_SOURCE DATA:_
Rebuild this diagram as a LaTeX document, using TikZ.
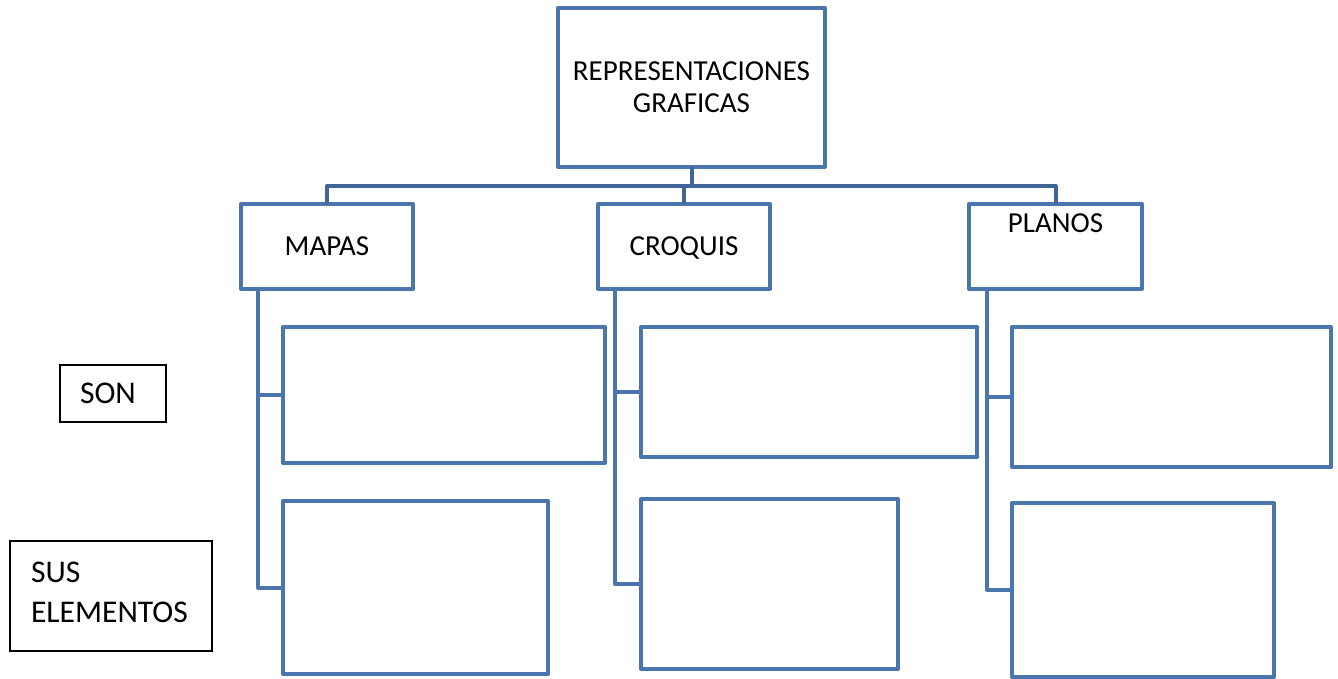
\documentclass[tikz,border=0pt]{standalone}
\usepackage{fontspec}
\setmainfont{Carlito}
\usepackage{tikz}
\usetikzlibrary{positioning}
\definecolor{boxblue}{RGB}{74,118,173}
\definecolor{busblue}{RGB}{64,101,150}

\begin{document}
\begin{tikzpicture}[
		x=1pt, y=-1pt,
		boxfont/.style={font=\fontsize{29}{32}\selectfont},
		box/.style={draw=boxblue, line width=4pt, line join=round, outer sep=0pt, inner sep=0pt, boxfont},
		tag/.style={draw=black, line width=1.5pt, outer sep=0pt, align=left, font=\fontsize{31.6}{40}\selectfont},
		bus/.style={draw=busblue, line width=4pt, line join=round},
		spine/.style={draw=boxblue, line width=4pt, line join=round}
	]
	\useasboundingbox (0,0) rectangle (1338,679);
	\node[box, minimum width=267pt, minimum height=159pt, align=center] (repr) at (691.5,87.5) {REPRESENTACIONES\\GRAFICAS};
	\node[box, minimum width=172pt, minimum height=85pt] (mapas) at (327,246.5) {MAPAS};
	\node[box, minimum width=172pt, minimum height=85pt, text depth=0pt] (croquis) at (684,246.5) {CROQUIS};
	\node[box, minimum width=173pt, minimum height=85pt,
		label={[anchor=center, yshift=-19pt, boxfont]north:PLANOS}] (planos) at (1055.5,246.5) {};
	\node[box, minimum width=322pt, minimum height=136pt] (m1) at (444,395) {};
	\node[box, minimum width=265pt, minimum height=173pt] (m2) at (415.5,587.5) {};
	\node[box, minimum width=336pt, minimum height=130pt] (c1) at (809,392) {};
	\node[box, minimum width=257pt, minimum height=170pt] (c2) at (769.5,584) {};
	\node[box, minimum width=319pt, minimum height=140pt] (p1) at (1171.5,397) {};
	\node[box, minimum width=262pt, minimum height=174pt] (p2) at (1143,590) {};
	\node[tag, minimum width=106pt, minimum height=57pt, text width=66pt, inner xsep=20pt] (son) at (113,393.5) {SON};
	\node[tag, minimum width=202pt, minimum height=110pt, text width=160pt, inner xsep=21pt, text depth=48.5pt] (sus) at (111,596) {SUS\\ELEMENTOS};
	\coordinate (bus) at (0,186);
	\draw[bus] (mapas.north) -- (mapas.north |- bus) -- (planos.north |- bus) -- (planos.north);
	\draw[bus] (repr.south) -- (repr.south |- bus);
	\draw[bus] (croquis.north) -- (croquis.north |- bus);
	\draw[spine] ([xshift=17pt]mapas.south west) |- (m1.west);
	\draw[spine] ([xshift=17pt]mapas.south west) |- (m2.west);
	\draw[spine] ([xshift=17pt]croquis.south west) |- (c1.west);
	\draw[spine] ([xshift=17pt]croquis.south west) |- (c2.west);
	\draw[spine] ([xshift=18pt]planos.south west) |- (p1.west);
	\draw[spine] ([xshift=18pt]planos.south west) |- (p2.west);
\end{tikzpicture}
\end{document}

_WHAT IS EXPECTED:_ From the material above, reproduce everything verbatim except the pictures.

_PROBLEM SOLUTION:_
Rebuild this diagram as a LaTeX document, using TikZ.
\documentclass[tikz,border=0pt]{standalone}
\usepackage{fontspec}
\setmainfont{Carlito}
\usepackage{tikz}
\usetikzlibrary{positioning}
\definecolor{boxblue}{RGB}{74,118,173}
\definecolor{busblue}{RGB}{64,101,150}

\begin{document}
\begin{tikzpicture}[
		x=1pt, y=-1pt,
		boxfont/.style={font=\fontsize{29}{32}\selectfont},
		box/.style={draw=boxblue, line width=4pt, line join=round, outer sep=0pt, inner sep=0pt, boxfont},
		tag/.style={draw=black, line width=1.5pt, outer sep=0pt, align=left, font=\fontsize{31.6}{40}\selectfont},
		bus/.style={draw=busblue, line width=4pt, line join=round},
		spine/.style={draw=boxblue, line width=4pt, line join=round}
	]
	\useasboundingbox (0,0) rectangle (1338,679);
	\node[box, minimum width=267pt, minimum height=159pt, align=center] (repr) at (691.5,87.5) {REPRESENTACIONES\\GRAFICAS};
	\node[box, minimum width=172pt, minimum height=85pt] (mapas) at (327,246.5) {MAPAS};
	\node[box, minimum width=172pt, minimum height=85pt, text depth=0pt] (croquis) at (684,246.5) {CROQUIS};
	\node[box, minimum width=173pt, minimum height=85pt,
		label={[anchor=center, yshift=-19pt, boxfont]north:PLANOS}] (planos) at (1055.5,246.5) {};
	\node[box, minimum width=322pt, minimum height=136pt] (m1) at (444,395) {};
	\node[box, minimum width=265pt, minimum height=173pt] (m2) at (415.5,587.5) {};
	\node[box, minimum width=336pt, minimum height=130pt] (c1) at (809,392) {};
	\node[box, minimum width=257pt, minimum height=170pt] (c2) at (769.5,584) {};
	\node[box, minimum width=319pt, minimum height=140pt] (p1) at (1171.5,397) {};
	\node[box, minimum width=262pt, minimum height=174pt] (p2) at (1143,590) {};
	\node[tag, minimum width=106pt, minimum height=57pt, text width=66pt, inner xsep=20pt] (son) at (113,393.5) {SON};
	\node[tag, minimum width=202pt, minimum height=110pt, text width=160pt, inner xsep=21pt, text depth=48.5pt] (sus) at (111,596) {SUS\\ELEMENTOS};
	\coordinate (bus) at (0,186);
	\draw[bus] (mapas.north) -- (mapas.north |- bus) -- (planos.north |- bus) -- (planos.north);
	\draw[bus] (repr.south) -- (repr.south |- bus);
	\draw[bus] (croquis.north) -- (croquis.north |- bus);
	\draw[spine] ([xshift=17pt]mapas.south west) |- (m1.west);
	\draw[spine] ([xshift=17pt]mapas.south west) |- (m2.west);
	\draw[spine] ([xshift=17pt]croquis.south west) |- (c1.west);
	\draw[spine] ([xshift=17pt]croquis.south west) |- (c2.west);
	\draw[spine] ([xshift=18pt]planos.south west) |- (p1.west);
	\draw[spine] ([xshift=18pt]planos.south west) |- (p2.west);
\end{tikzpicture}
\end{document}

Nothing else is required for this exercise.